Позже Хэррис стала главным прокурором Калифорнии, а затем сенатором – я упоминаю об этом, чтобы вы оценили способность этой женщины убеждать. Мне польстило, что она считает меня способной применить исследовательскую скрупулезность и самоотверженность в деле распространения результатов работы, которую мы уже делаем; однако в тот день я ушла со встречи с ней в твердой уверенности, что она преувеличивает мои способности. Неправильную женщину она для этого вы брала. Мой опыт открытия клиники в Бэйвью, хоть меня целиком и полностью поддерживала одна из ведущих больниц Области залива, был просто изматывающим. Бесконечные рабочие дни, вечный недостаток финансирования, сбор средств, разработка протоколов, текучка персонала – мне казалось, что мы только-только в достаточной степени наладили работу клиники. Открывать новую организацию сложно, и я не торопилась снова браться за это дело.
И хотя создание целого нового центра пока казалось недостижимым, обсуждение этого вопроса с Хэррис расширило горизонты моих размышлений об этом вопросе. Если НДО влиял не только на здоровье, но и на социальную жизнь людей, то я не смогу разобраться с этим вопросом, если буду подходить к нему исключительно с медицинской стороны. Мне нужно было обратиться к специалистам в сфере образования и правоохранительных органов, чтобы еще лучше понять, как токсичный стресс связан с проблемами, с которыми они сталкивались.

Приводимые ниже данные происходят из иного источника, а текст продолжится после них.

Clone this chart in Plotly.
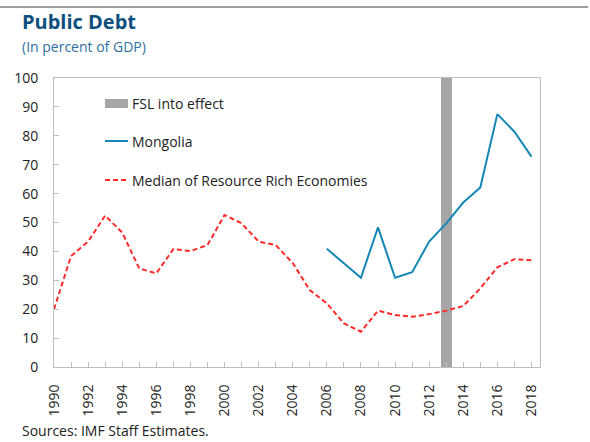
import plotly.graph_objects as go

years = list(range(1990, 2019))
median_rre = [20.0, 38.4, 43.4, 52.4, 46.5, 34.1, 32.4, 40.8, 40.1, 42.2,
              52.6, 49.7, 43.4, 42.2, 36.0, 26.6, 22.0, 15.1, 12.2, 19.5,
              18.0, 17.4, 18.3, 19.5, 21.1, 27.2, 34.5, 37.3, 36.9]
mongolia_years = list(range(2006, 2019))
mongolia = [40.9, 35.9, 30.9, 48.3, 30.9, 32.8, 43.4, 49.7, 56.9, 62.1, 87.5, 81.4, 72.8]
fsl_year = [2013]
fsl_height = [100]
tick_labels = [str(y) if y % 2 == 0 else "" for y in years]

FONT = "Open Sans"
W, H = 590, 442
ML, MR, MT, MB = 54, 50, 78, 75
PW, PH = W - ML - MR, H - MT - MB

def px(x):
    return (x - ML) / PW

def py(y):
    return (H - MB - y) / PH

fig = go.Figure()
fig.add_trace(go.Bar(x=fsl_year, y=fsl_height, width=0.65, marker=dict(color="#a6a6a6", line=dict(width=0)),
                     name="FSL into effect", showlegend=False))
fig.add_trace(go.Scatter(x=years, y=median_rre, mode="lines",
                         line=dict(color="#ff2a2a", width=2, dash="5px,3px"),
                         name="Median of Resource Rich Economies", showlegend=False))
fig.add_trace(go.Scatter(x=mongolia_years, y=mongolia, mode="lines",
                         line=dict(color="#1487b4", width=2),
                         name="Mongolia", showlegend=False))

shapes = [
    dict(type="line", xref="paper", yref="paper", x0=px(0), x1=px(588), y0=py(7), y1=py(7),
         line=dict(color="#7f7f7f", width=1.5)),
    dict(type="rect", xref="paper", yref="paper", x0=px(105), x1=px(128), y0=py(108), y1=py(99),
         fillcolor="#a6a6a6", line=dict(width=0)),
    dict(type="line", xref="paper", yref="paper", x0=px(105), x1=px(128), y0=py(141), y1=py(141),
         line=dict(color="#1487b4", width=2)),
    dict(type="line", xref="paper", yref="paper", x0=px(105), x1=px(128), y0=py(180), y1=py(180),
         line=dict(color="#ff2a2a", width=2, dash="5px,3px")),
]

annotations = [
    dict(text="<b>Public Debt</b>", xref="paper", yref="paper", x=px(20), y=py(21),
         xanchor="left", yanchor="middle", showarrow=False,
         font=dict(family=FONT, size=20, color="#0e4f7e")),
    dict(text="(In percent of GDP)", xref="paper", yref="paper", x=px(20), y=py(47),
         xanchor="left", yanchor="middle", showarrow=False,
         font=dict(family=FONT, size=14, color="#2d6fa3")),
    dict(text="FSL into effect", xref="paper", yref="paper", x=px(130), y=py(103),
         xanchor="left", yanchor="middle", showarrow=False,
         font=dict(family=FONT, size=14, color="#222222")),
    dict(text="Mongolia", xref="paper", yref="paper", x=px(130), y=py(141),
         xanchor="left", yanchor="middle", showarrow=False,
         font=dict(family=FONT, size=14, color="#222222")),
    dict(text="Median of Resource Rich Economies", xref="paper", yref="paper", x=px(130), y=py(180),
         xanchor="left", yanchor="middle", showarrow=False,
         font=dict(family=FONT, size=14, color="#222222")),
    dict(text="Sources: IMF Staff Estimates.", xref="paper", yref="paper", x=px(20), y=py(442),
         xanchor="left", yanchor="bottom", showarrow=False,
         font=dict(family=FONT, size=14, color="#222222")),
]

fig.update_layout(
    width=W, height=H,
    margin=dict(l=ML, r=MR, t=MT, b=MB),
    paper_bgcolor="white", plot_bgcolor="white",
    showlegend=False,
    font=dict(family=FONT, size=14, color="#222222"),
    shapes=shapes, annotations=annotations,
    bargap=0,
)
fig.update_xaxes(range=[1990, 2018.5], tickvals=years, ticktext=tick_labels, tickangle=-90,
                 ticks="inside", ticklen=5, tickcolor="#bfbfbf", ticklabelstandoff=11,
                 showline=True, linecolor="#bfbfbf", linewidth=1, mirror=True,
                 showgrid=False, zeroline=False, tickfont=dict(size=14, color="#222222"))
fig.update_yaxes(range=[0, 100], dtick=10, ticks="inside", ticklen=5, tickcolor="#bfbfbf",
                 ticklabelstandoff=12,
                 showline=True, linecolor="#bfbfbf", linewidth=1, mirror=True,
                 showgrid=False, zeroline=False, tickfont=dict(size=14, color="#222222"))

fig.write_html("out.html", config={"displayModeBar": False},
               post_script="document.body.style.margin='0';document.body.style.padding='0';")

Чем больше собиралось в моей копилке обсуждений НДО с другими людьми, тем яснее я понимала, что решение этой проблемы должно выйти за рамки клиники в Бэйвью. Ведь даже исследование доктора Фелитти показало, что у 67 % преимущественно белых представителей среднего класса, которые обследовались в клинике Kaiser, был как минимум один балл по шкале НДО; а у каждого восьмого – четыре балла и выше. Но одно дело читать публикации о распространенности проблемы и относительных рисках и совсем другое – встречаться с такими вот Марджори и слушать их истории. Статистика получает совершенно иной вес, если обретает реальные лица конкретных людей. Тяжелее всего мне было думать о мужчинах, женщинах и детях, столкнувшихся с последствиями токсичного стресса, которые проживали каждый день, не понимая, в чем причина их проблем, и, что еще хуже, не подозревая о существовании эффективных подходов к лечению. Их лечащие врачи ни о чем таком им не говорили – потому что, скорее всего, сами об этом не знали. Для любого человека со стороны, который понаблюдал бы за обычной работой врача (да и за любым другим аспектом общественной жизни), этих исследований попросту не существовало. Чем больше я узнавала, тем сложнее мне было мириться с ощущением, что, кроме меня, этой информацией не обладает никто.
Поэтому я стала говорить о проблеме чаще и громче (насколько возможно). Теперь, участвуя в конференциях по медицине или здравоохранению, я активно пыталась менять повестку дня: включать в нее обсуждения НДО и токсичного стресса. Как и ранее, работа в клинике Бэйвью одновременно возвращала меня в реальную жизнь и разжигала огонь желания донести до людей важную информацию. Единственное, о чем я переживала в связи с клиникой, – так это о том, каким маленьким было оказываемое ею влияние.